It is the fashion these days for car executives to focus on future trends such as car-sharing, car-hailing services and autonomous driving. Jeff Holden, Uber chief product officer, recently declared that “individual car ownership is something that will go away because it is very inefficient.”
That may be partly true. But for a clearer picture of what is likely to happen, it might be better to listen to the guru who predicted the rise of the compact SUV years before his competitors, went for electric cars instead of other alternatives and now has the “Leaf” all-electric car as a best-seller in the segment.
Carlos Ghosn, chairman of the Renault-Nissan-Mitsubishi alliance, confirmed that personal car ownership would continue to expand worldwide despite ride-sharing services. He said that people think that sharing is a substitute for ownership but it is not — it is an addition. He is pushing for more production and aims to challenge for a lead position in the industry.
Ghosn’s alliance is poised to sell 10.5 million vehicles this year, making it a contender to challenge Volkswagen and Toyota for the top sales spot for the first time. The alliance has forecast that deliveries would jump to at least 14 million vehicles in 2022. Ghosn forecasts that growth will come from China, India and other emerging markets.

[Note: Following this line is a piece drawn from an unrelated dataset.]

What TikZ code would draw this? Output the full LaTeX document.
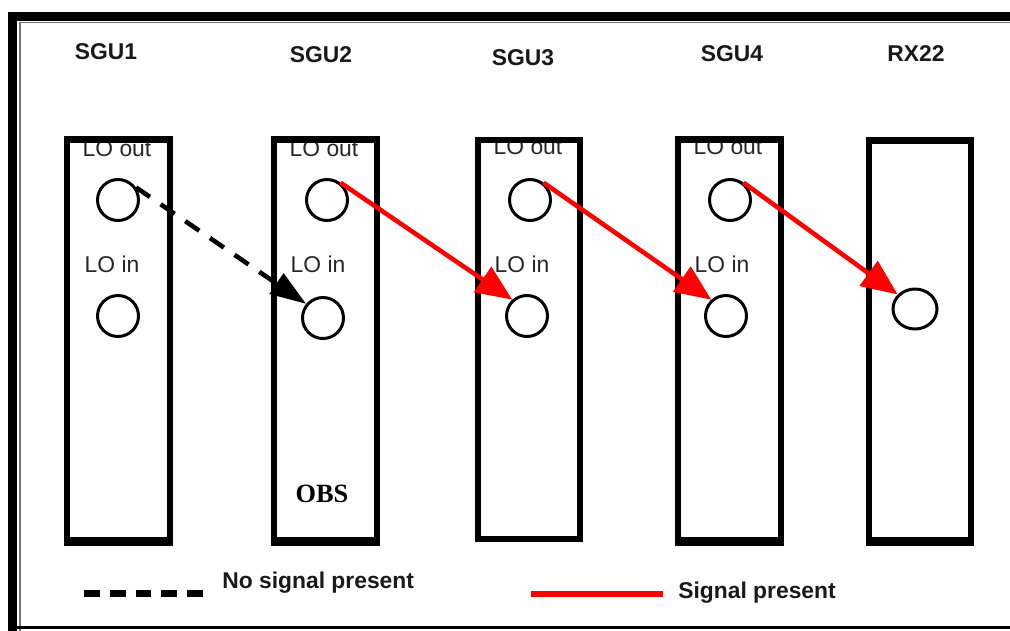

Although car-sharing is more efficient, there is no substitute for car ownership. Some of the new services are now available in Europe and the US but they have not affected levels of car ownership. Common sense dictates that people aspire to own their private car, regardless of low usage and high costs.
This is also true in affluent markets such as the GCC, where people own several cars despite driving only one vehicle at a time.
People prefer ownership and privacy. They would not accept sharing other goods and services, so why would they accept sharing cars?
• Adel Murad is a senior motoring and business journalist, based in London.